■ **The exercise**
State how many lines in the entries below contain "with". Write nothing but the number.

■ **Records**
►

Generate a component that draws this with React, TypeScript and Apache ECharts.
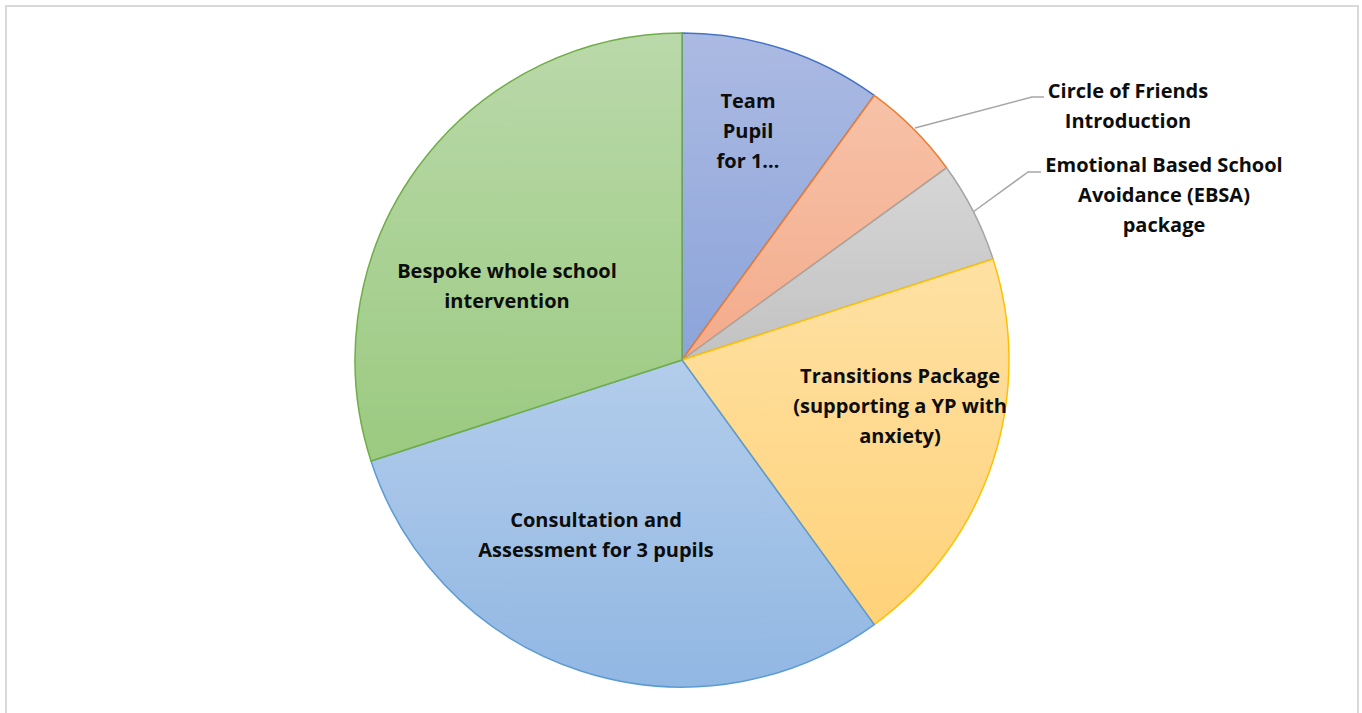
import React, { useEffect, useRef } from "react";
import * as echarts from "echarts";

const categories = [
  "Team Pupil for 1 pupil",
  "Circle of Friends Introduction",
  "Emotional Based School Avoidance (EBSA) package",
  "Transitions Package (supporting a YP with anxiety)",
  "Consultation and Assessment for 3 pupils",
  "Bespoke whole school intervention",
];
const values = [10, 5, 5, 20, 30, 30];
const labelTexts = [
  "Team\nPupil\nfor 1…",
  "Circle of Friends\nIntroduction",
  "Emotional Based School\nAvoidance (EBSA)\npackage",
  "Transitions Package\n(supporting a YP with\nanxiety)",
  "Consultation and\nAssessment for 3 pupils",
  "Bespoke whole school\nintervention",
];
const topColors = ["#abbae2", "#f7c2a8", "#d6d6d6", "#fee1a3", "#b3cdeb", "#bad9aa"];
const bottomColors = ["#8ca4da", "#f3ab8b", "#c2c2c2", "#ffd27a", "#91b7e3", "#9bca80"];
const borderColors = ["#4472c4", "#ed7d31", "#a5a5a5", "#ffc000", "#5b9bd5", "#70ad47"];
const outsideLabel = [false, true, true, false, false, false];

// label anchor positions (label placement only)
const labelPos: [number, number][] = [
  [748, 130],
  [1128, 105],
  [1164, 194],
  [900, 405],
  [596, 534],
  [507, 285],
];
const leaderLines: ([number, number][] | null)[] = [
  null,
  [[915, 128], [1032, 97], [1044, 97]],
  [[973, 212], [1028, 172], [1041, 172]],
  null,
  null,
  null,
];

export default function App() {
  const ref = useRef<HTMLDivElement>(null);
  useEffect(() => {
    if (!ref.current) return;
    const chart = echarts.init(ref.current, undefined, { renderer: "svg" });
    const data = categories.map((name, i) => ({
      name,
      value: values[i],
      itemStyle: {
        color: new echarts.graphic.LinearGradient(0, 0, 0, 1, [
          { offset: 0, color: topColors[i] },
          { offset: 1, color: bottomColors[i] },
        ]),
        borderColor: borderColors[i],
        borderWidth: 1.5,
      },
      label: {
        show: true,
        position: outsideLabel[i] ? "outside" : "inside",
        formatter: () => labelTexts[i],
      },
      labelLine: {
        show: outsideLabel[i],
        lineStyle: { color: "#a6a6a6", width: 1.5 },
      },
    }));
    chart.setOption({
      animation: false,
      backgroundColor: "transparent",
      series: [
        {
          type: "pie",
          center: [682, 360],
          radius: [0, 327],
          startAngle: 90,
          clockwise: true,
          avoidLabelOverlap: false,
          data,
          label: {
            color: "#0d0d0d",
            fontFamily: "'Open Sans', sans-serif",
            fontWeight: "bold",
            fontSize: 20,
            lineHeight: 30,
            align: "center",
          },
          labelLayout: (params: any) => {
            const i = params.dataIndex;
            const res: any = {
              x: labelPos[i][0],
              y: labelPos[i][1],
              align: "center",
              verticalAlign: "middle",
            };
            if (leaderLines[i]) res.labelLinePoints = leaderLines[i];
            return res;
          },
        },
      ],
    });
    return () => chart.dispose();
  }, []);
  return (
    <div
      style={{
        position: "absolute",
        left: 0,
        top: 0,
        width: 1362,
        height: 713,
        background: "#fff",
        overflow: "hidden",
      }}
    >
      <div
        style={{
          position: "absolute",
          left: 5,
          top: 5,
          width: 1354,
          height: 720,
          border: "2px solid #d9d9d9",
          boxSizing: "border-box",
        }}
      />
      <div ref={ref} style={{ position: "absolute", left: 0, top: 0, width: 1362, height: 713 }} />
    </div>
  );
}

◄
►

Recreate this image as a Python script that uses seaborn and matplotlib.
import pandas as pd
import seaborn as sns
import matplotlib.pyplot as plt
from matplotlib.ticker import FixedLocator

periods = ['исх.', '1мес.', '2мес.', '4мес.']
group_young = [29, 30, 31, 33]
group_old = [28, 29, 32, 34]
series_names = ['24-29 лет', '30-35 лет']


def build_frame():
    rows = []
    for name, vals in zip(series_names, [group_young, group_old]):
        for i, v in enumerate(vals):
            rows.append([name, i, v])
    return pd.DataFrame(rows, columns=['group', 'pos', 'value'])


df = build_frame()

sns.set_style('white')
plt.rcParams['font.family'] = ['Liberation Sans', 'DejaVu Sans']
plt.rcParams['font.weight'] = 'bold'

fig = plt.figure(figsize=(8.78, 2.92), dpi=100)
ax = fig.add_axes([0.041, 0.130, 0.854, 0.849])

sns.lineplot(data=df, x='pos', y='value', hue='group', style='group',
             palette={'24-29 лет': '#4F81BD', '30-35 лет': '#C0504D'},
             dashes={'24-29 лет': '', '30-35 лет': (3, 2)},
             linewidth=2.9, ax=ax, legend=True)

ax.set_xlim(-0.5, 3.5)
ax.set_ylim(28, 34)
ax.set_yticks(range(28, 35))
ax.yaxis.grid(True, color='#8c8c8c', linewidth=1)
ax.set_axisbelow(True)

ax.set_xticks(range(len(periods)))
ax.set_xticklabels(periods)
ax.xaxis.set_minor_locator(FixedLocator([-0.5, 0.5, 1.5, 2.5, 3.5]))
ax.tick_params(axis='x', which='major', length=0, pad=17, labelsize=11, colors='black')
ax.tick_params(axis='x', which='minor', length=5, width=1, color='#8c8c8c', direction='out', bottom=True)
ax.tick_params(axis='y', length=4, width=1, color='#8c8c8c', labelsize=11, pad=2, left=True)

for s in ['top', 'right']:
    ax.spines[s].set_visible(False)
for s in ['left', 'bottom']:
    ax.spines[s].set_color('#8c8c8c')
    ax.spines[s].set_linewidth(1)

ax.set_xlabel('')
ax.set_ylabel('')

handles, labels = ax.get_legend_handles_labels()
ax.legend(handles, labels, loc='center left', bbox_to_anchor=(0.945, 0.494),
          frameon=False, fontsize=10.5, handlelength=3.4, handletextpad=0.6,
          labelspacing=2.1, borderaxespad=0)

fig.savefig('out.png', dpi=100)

◄
►

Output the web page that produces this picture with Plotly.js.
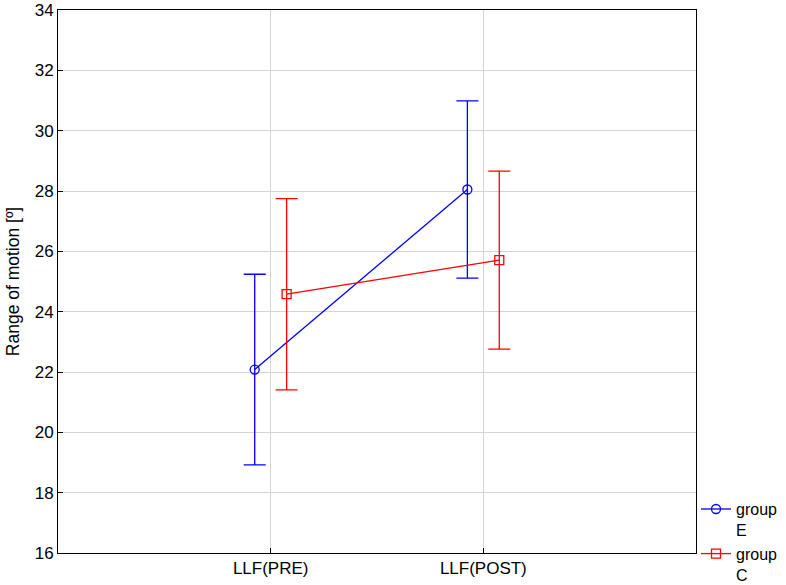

◄

■ **Answer to the problem**
4